2.2.1 Blocked Decoding
Upon receipt of an encoded field section, the decoder examines the Required Insert Count. When the Required Insert Count is less than or equal to the decoder's Insert Count, the field section can be processed immediately. Otherwise, the stream on which the field section was received becomes blocked.
While blocked, encoded field section data SHOULD remain in the blocked stream's flow control window. A stream becomes unblocked when the Insert Count becomes greater than or equal to the Required Insert Count for all encoded field sections the decoder has started reading from the stream.
When processing encoded field sections, a decoder expects the Required Insert Count to equal the lowest possible Insert Count with which the field section can be decoded, as prescribed in Section 2.1.2. If it encounters a Required Insert Count smaller than expected, it MUST treat this as a connection error of type QPACK_DECOMPRESSION_FAILED; see Section 2.2.3. If it encounters a Required Insert Count larger than expected, it MAY treat this as a connection error of type QPACK_DECOMPRESSION_FAILED.
2.2.2 State Synchronization
The decoder signals the following events by emitting decoder instructions (Section 4.4) on the decoder stream.
2.2.2.1 Completed Processing of a Field Section
After the decoder finishes decoding a field section encoded using representations containing dynamic table references, it MUST emit a Section Acknowledgment instruction (Section 4.4.1). A stream may carry multiple field sections in the case of intermediate responses, trailers, and pushed requests. The encoder interprets each Section Acknowledgment instruction as acknowledging the earliest unacknowledged field section containing dynamic table references sent on the given stream.
2.2.2.2 Abandonment of a Stream
When an endpoint receives a stream reset before the end of a stream or before all encoded field sections on the stream have been processed, or when it abandons reading of a stream, it generates a Stream Cancellation instruction; see Section 4.4.2. This signals to the encoder that all references to the dynamic table on that stream are no longer outstanding. A decoder with a maximum dynamic table capacity (Section 3.2.3) equal to zero MAY omit sending Stream Cancellations, because the encoder cannot have any dynamic table references. An encoder cannot infer from this instruction that any updates to the dynamic table have been received.

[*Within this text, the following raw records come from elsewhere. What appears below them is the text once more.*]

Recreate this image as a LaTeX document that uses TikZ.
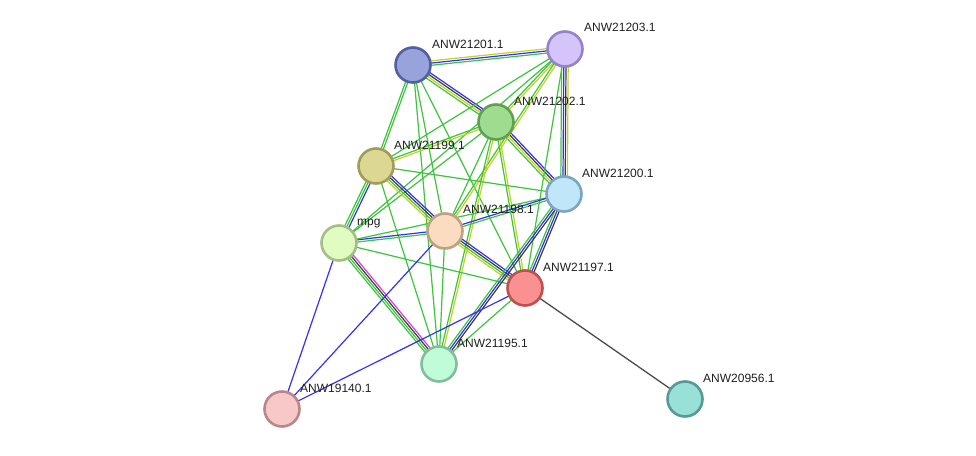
\documentclass[tikz,border=0pt]{standalone}
\usepackage{fontspec}
\setmainfont{Liberation Sans}
\usetikzlibrary{calc,backgrounds}
\definecolor{cG}{RGB}{60,196,60}
\definecolor{cB}{RGB}{50,50,240}
\definecolor{cK}{RGB}{60,60,60}
\definecolor{cY}{RGB}{196,210,30}
\definecolor{cM}{RGB}{220,60,220}
\definecolor{cD}{RGB}{75,75,75}
\definecolor{f01}{RGB}{152,163,220}\definecolor{b01}{RGB}{80,96,160}
\definecolor{f03}{RGB}{212,196,250}\definecolor{b03}{RGB}{150,130,200}
\definecolor{f02}{RGB}{160,220,144}\definecolor{b02}{RGB}{96,160,80}
\definecolor{f99}{RGB}{220,216,148}\definecolor{b99}{RGB}{160,156,90}
\definecolor{f00}{RGB}{192,230,250}\definecolor{b00}{RGB}{125,165,195}
\definecolor{f98}{RGB}{252,220,192}\definecolor{b98}{RGB}{190,160,130}
\definecolor{fmp}{RGB}{224,252,192}\definecolor{bmp}{RGB}{165,190,135}
\definecolor{f97}{RGB}{250,145,145}\definecolor{b97}{RGB}{190,80,80}
\definecolor{f95}{RGB}{192,252,216}\definecolor{b95}{RGB}{130,190,155}
\definecolor{f40}{RGB}{248,200,200}\definecolor{b40}{RGB}{185,135,135}
\definecolor{f56}{RGB}{152,224,216}\definecolor{b56}{RGB}{85,155,148}
\tikzset{
  ecG/.style={draw=cG,line width=1.2pt},
  ecB/.style={draw=cB,line width=1.2pt},
  ecK/.style={draw=cK,line width=1.2pt},
  ecY/.style={draw=cY,line width=1.2pt},
  ecM/.style={draw=cM,line width=1.2pt},
  ecD/.style={draw=cD,line width=1.3pt},
  prot/.style={circle,minimum size=35pt,inner sep=0pt,line width=2.6pt,fill=f#1,draw=b#1},
  lab/.style={anchor=base west,inner sep=0pt,text=black!88,font=\fontsize{12}{14}\selectfont}
}
\newcommand\stredge[3]{%
  \foreach \c [count=\i] in {#3} {\xdef\stnum{\i}}%
  \foreach \c [count=\i] in {#3} {%
    \pgfmathsetmacro\off{(\i-(\stnum+1)/2)*2.2}%
    \draw[ec\c] ($(#1)!\off pt!90:(#2)$) -- ($(#2)!\off pt!-90:(#1)$);%
  }%
}
\begin{document}
\begin{tikzpicture}[x=1pt,y=-1pt]
\useasboundingbox (0,0) rectangle (976,455);
% nodes
\node[prot=01] (n01) at (413,65) {};
\node[prot=03] (n03) at (565,49) {};
\node[prot=02] (n02) at (496,122) {};
\node[prot=99] (n99) at (376,166) {};
\node[prot=00] (n00) at (564,194) {};
\node[prot=98] (n98) at (445,231) {};
\node[prot=mp] (mpg) at (339,243) {};
\node[prot=97] (n97) at (525,288) {};
\node[prot=95] (n95) at (439,364) {};
\node[prot=40] (n40) at (282,409) {};
\node[prot=56] (n56) at (685,399) {};
% edges
\begin{scope}[on background layer]
\stredge{n01}{n03}{G,B,Y}
\stredge{n01}{n02}{G,Y,K,B}
\stredge{n02}{n00}{G,Y,K,B}
\stredge{n01}{n99}{G,G}
\stredge{n99}{mpg}{G,G,B}
\stredge{n01}{n98}{G}
\stredge{n01}{n97}{G}
\stredge{n01}{n95}{G}
\stredge{n03}{n00}{G,B,K,Y}
\stredge{n03}{n02}{G,Y}
\stredge{n03}{n99}{G}
\stredge{n03}{mpg}{G}
\stredge{n03}{n98}{G,Y}
\stredge{n03}{n97}{G}
\stredge{n02}{n99}{G,Y}
\stredge{n02}{n98}{G}
\stredge{n02}{n97}{G,Y}
\stredge{n02}{n95}{G,Y}
\stredge{n02}{mpg}{G}
\stredge{n99}{n98}{Y,G,K,B}
\stredge{n98}{n97}{Y,G,K,B}
\stredge{n99}{n00}{G}
\stredge{n99}{n95}{G}
\stredge{mpg}{n98}{G,B}
\stredge{mpg}{n00}{G}
\stredge{mpg}{n97}{G}
\stredge{mpg}{n95}{G,G,K,M}
\stredge{mpg}{n40}{B}
\stredge{n98}{n40}{B}
\stredge{n98}{n95}{G}
\stredge{n98}{n00}{G,B}
\stredge{n00}{n97}{G,B,K}
\stredge{n00}{n95}{G,B,K}
\stredge{n97}{n95}{G}
\stredge{n97}{n40}{B}
\stredge{n97}{n56}{D}
\end{scope}
% labels
\node[lab] (l01) at ($(n01)+(19,-17)$) {ANW21201.1};
\node[lab] (l03) at ($(n03)+(19,-18)$) {ANW21203.1};
\node[lab] (l02) at ($(n02)+(18,-17)$) {ANW21202.1};
\node[lab] (l99) at ($(n99)+(18,-17)$) {ANW21199.1};
\node[lab] (l00) at ($(n00)+(18,-17)$) {ANW21200.1};
\node[lab] (l98) at ($(n98)+(18,-18)$) {ANW21198.1};
\node[lab] (lmpg) at ($(mpg)+(18,-18)$) {mpg};
\node[lab] (l97) at ($(n97)+(18,-17)$) {ANW21197.1};
\node[lab] (l95) at ($(n95)+(18,-17)$) {ANW21195.1};
\node[lab] (l40) at ($(n40)+(18,-17)$) {ANW19140.1};
\node[lab] (l56) at ($(n56)+(18,-17)$) {ANW20956.1};
\end{tikzpicture}
\end{document}
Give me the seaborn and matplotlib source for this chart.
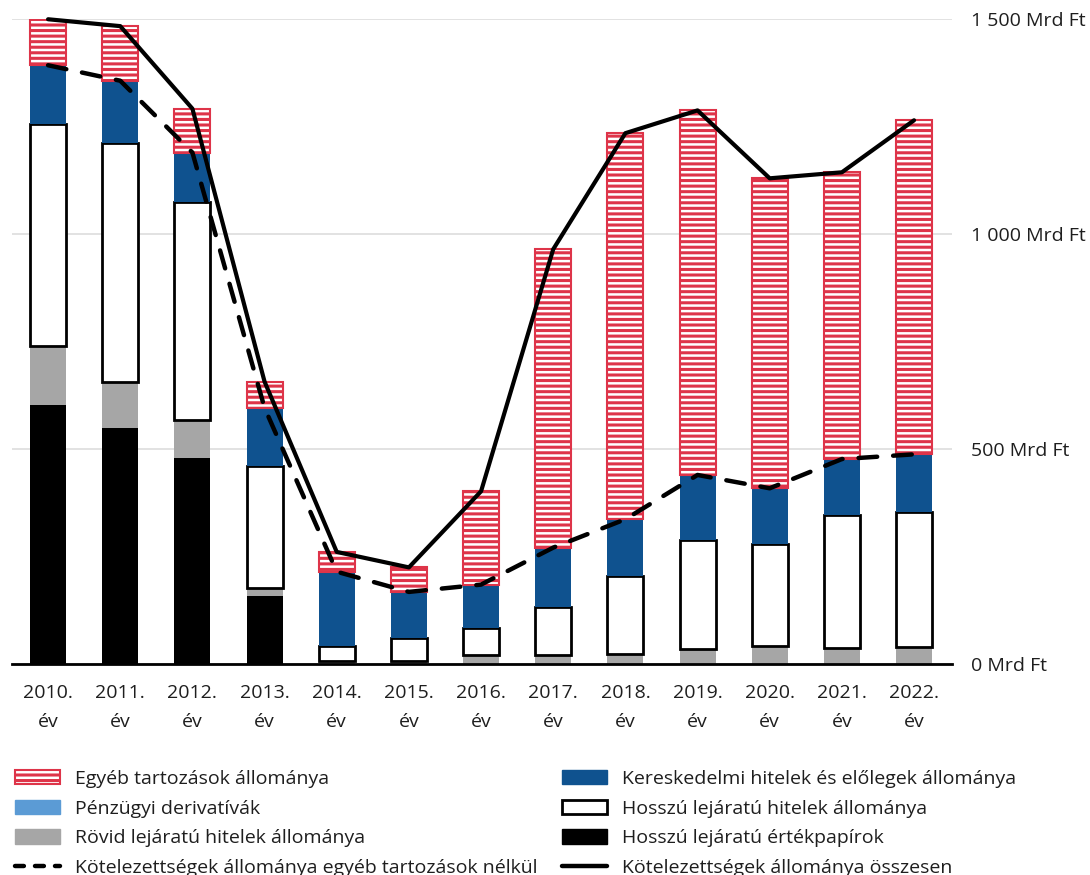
import numpy as np
import pandas as pd
import seaborn as sns
import matplotlib.pyplot as plt
from matplotlib.patches import Patch
from matplotlib.lines import Line2D

years = ['2010.\név', '2011.\név', '2012.\név', '2013.\név', '2014.\név', '2015.\név', '2016.\név',
         '2017.\név', '2018.\név', '2019.\név', '2020.\név', '2021.\név', '2022.\név']

# Mrd Ft
long_securities = [603, 550, 480, 158, 0, 0, 0, 0, 0, 0, 0, 0, 0]
short_loans = [138, 107, 88, 18, 7, 8, 22, 22, 23, 35, 41, 37, 39]
long_loans = [516, 556, 507, 286, 35, 52, 61, 110, 182, 254, 239, 311, 314]
derivatives = [0, 0, 0, 0, 0, 0, 0, 0, 0, 0, 0, 0, 0]
trade_credit = [136, 144, 115, 134, 173, 108, 102, 139, 132, 151, 129, 129, 135]
other_debt = [107, 127, 102, 61, 46, 57, 217, 694, 898, 848, 721, 667, 777]

red = '#de3449'
blue = '#0f528f'
light_blue = '#5b9bd5'
grey = '#a6a6a6'
txt = '#1e1e1e'
fs = 14

sns.set_theme(style='white')
plt.rcParams['font.family'] = ['Open Sans', 'DejaVu Sans']
plt.rcParams['hatch.linewidth'] = 2.2

layers = [
    (long_securities, dict(color='black', edgecolor='black', linewidth=0)),
    (short_loans, dict(color=grey, edgecolor=grey, linewidth=0)),
    (long_loans, dict(color='white', edgecolor='black', linewidth=2)),
    (derivatives, dict(color=light_blue, edgecolor=light_blue, linewidth=0)),
    (trade_credit, dict(color=blue, edgecolor=blue, linewidth=0)),
    (other_debt, dict(color='white', edgecolor=red, linewidth=1.5, hatch='---')),
]

fig = plt.figure(figsize=(10.9, 8.75), dpi=100)
ax = fig.add_axes([0.011, 0.241, 0.862, 0.737])

bottom = np.zeros(len(years))
for vals, style in layers:
    df = pd.DataFrame({'year': years, 'value': vals})
    sns.barplot(data=df, x='year', y='value', bottom=bottom, width=0.5, errorbar=None,
                saturation=1, ax=ax, zorder=2, **style)
    bottom = bottom + np.array(vals)

total = bottom
without_other = total - np.array(other_debt)
xs = np.arange(len(years))
sns.lineplot(x=xs, y=without_other, color='black', lw=3.2, ax=ax, zorder=4, clip_on=False)
dashed = ax.lines[-1]
dashed.set_linestyle((0, (4.2, 3.6)))
dashed.set_dash_capstyle('round')
sns.lineplot(x=xs, y=total, color='black', lw=3.0, ax=ax, zorder=5, clip_on=False)

ax.set_xlim(-0.5, 12.52)
ax.set_ylim(0, 1500)
ax.set_xlabel('')
ax.set_ylabel('')
ax.yaxis.tick_right()
ax.set_yticks([0, 500, 1000, 1500])
ax.set_yticklabels(['0 Mrd Ft', '500 Mrd Ft', '1 000 Mrd Ft', '1 500 Mrd Ft'])
ax.tick_params(axis='y', length=0, pad=14, labelsize=fs, labelcolor=txt)
ax.tick_params(axis='x', length=0, pad=14, labelsize=fs, labelcolor=txt)
for lab in ax.get_xticklabels():
    lab.set_linespacing(1.8)
ax.grid(axis='y', color='#dddddd', lw=1.2, zorder=0)
ax.grid(axis='x', visible=False)
for s in ['top', 'left', 'right']:
    ax.spines[s].set_visible(False)
ax.spines['bottom'].set_color('black')
ax.spines['bottom'].set_linewidth(2)
ax.spines['bottom'].set_zorder(6)

handles = [
    Patch(facecolor='white', edgecolor=red, hatch='---', lw=1.5),
    Patch(facecolor=light_blue, edgecolor=light_blue),
    Patch(facecolor=grey, edgecolor=grey),
    Line2D([], [], color='black', lw=3.2, linestyle=(0, (2, 2.5)), dash_capstyle='round'),
    Patch(facecolor=blue, edgecolor=blue),
    Patch(facecolor='white', edgecolor='black', lw=2),
    Patch(facecolor='black', edgecolor='black'),
    Line2D([], [], color='black', lw=3.2),
]
labels = [
    'Egyéb tartozások állománya',
    'Pénzügyi derivatívák',
    'Rövid lejáratú hitelek állománya',
    'Kötelezettségek állománya egyéb tartozások nélkül',
    'Kereskedelmi hitelek és előlegek állománya',
    'Hosszú lejáratú hitelek állománya',
    'Hosszú lejáratú értékpapírok',
    'Kötelezettségek állománya összesen',
]
fig.legend(handles, labels, ncol=2, loc='upper left', bbox_to_anchor=(0.014, 0.12),
           frameon=False, fontsize=fs, handlelength=2.3, handleheight=0.75,
           handletextpad=0.75, columnspacing=1.3, labelspacing=0.6,
           borderaxespad=0, borderpad=0, labelcolor=txt)

fig.savefig('out.png', dpi=100)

The Section Acknowledgment and Stream Cancellation instructions permit the encoder to remove references to entries in the dynamic table. When an entry with an absolute index lower than the Known Received Count has zero references, then it is considered evictable; see Section 2.1.1.
2.2.2.3 New Table Entries
After receiving new table entries on the encoder stream, the decoder chooses when to emit Insert Count Increment instructions; see Section 4.4.3. Emitting this instruction after adding each new dynamic table entry will provide the most timely feedback to the encoder, but could be redundant with other decoder feedback. By delaying an Insert Count Increment instruction, the decoder might be able to coalesce multiple Insert Count Increment instructions, or replace them entirely with Section Acknowledgments; see Section 4.4.1. However, delaying too long may lead to compression inefficiencies if the encoder waits for an entry to be acknowledged before using it.
2.2.3 Invalid References
If a decoder encounters a reference in a field line representation to a dynamic table entry that has already been evicted or has an absolute index greater than or equal to the declared Required Insert Count (Section 4.5.1), it MUST treat this as a connection error of type QPACK_DECOMPRESSION_FAILED.
If a decoder encounters a reference in an encoder instruction to a dynamic table entry that has already been evicted, it MUST treat this as a connection error of type QPACK_ENCODER_STREAM_ERROR.